To factor the polynomial x² + 6x + 27, we will apply the methods of factoring polynomials. First, let’s check if it can be factored as a simple quadratic equation of the form ax² + bx + c.
In our case:
- a = 1
- b = 6
- c = 27
To find the factors of this polynomial, we can look for two numbers that multiply to ac = 1 * 27 = 27 and add up to b = 6. However, upon examining the pairs of factors of 27, we find:
- (1, 27)
- (3, 9)
None of these pairs add up to 6. This indicates that x² + 6x + 27 cannot be factored using integer values. To verify this, we can also compute the discriminant of the quadratic equation.
The discriminant D of the quadratic equation is given by:
D = b² – 4ac
Substituting the values:
D = 6² – 4 * 1 * 27 = 36 – 108 = -72
Since the discriminant is negative (D < 0), this confirms that there are no real roots, which means that x² + 6x + 27 cannot be factored into real linear factors.

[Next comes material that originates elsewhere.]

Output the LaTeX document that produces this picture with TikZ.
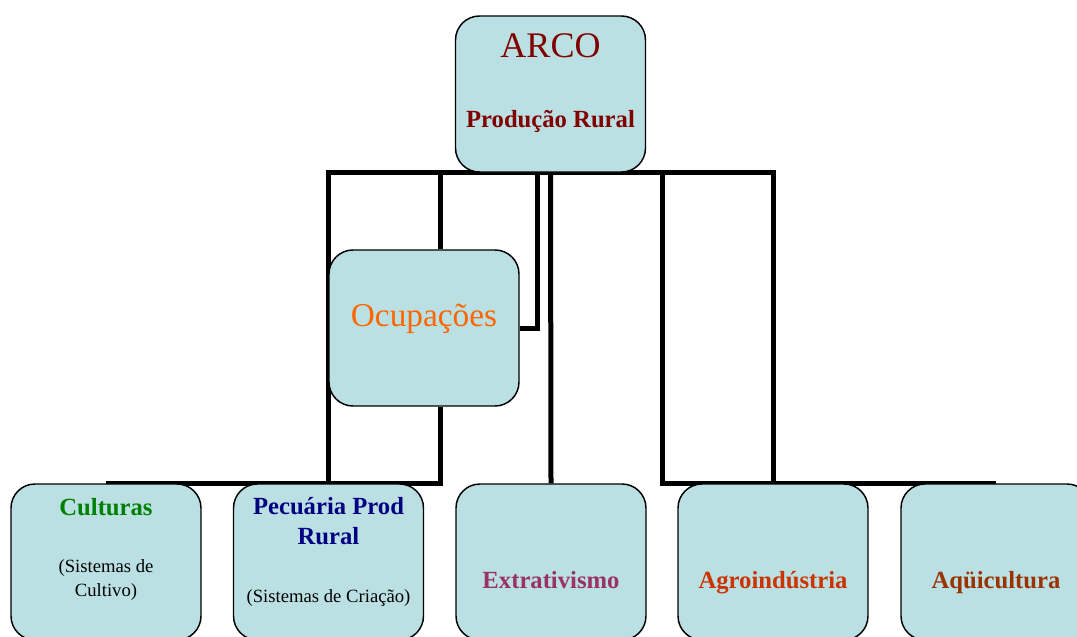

However, if we are looking for a different kind of ‘factored’ form, we can express it using complex numbers. The roots of this polynomial can be found using the quadratic formula:
x = (-b ± √D) / 2a
Substituting our values:
x = (-6 ± √(-72)) / 2
Calculating the square root of -72 gives us:
√(-72) = 6i√2
Now we can write the roots:
x = (-6 ± 6i√2) / 2 = -3 ± 3i√2
This means the factored form using complex roots can be expressed as:
(x + 3 – 3i√2)(x + 3 + 3i√2)
In conclusion, the polynomial x² + 6x + 27 does not have a factored form using real numbers, but its factored form using complex numbers is:
(x + 3 – 3i√2)(x + 3 + 3i√2)
This illustrates the importance of understanding both real and complex number factorizations in algebra.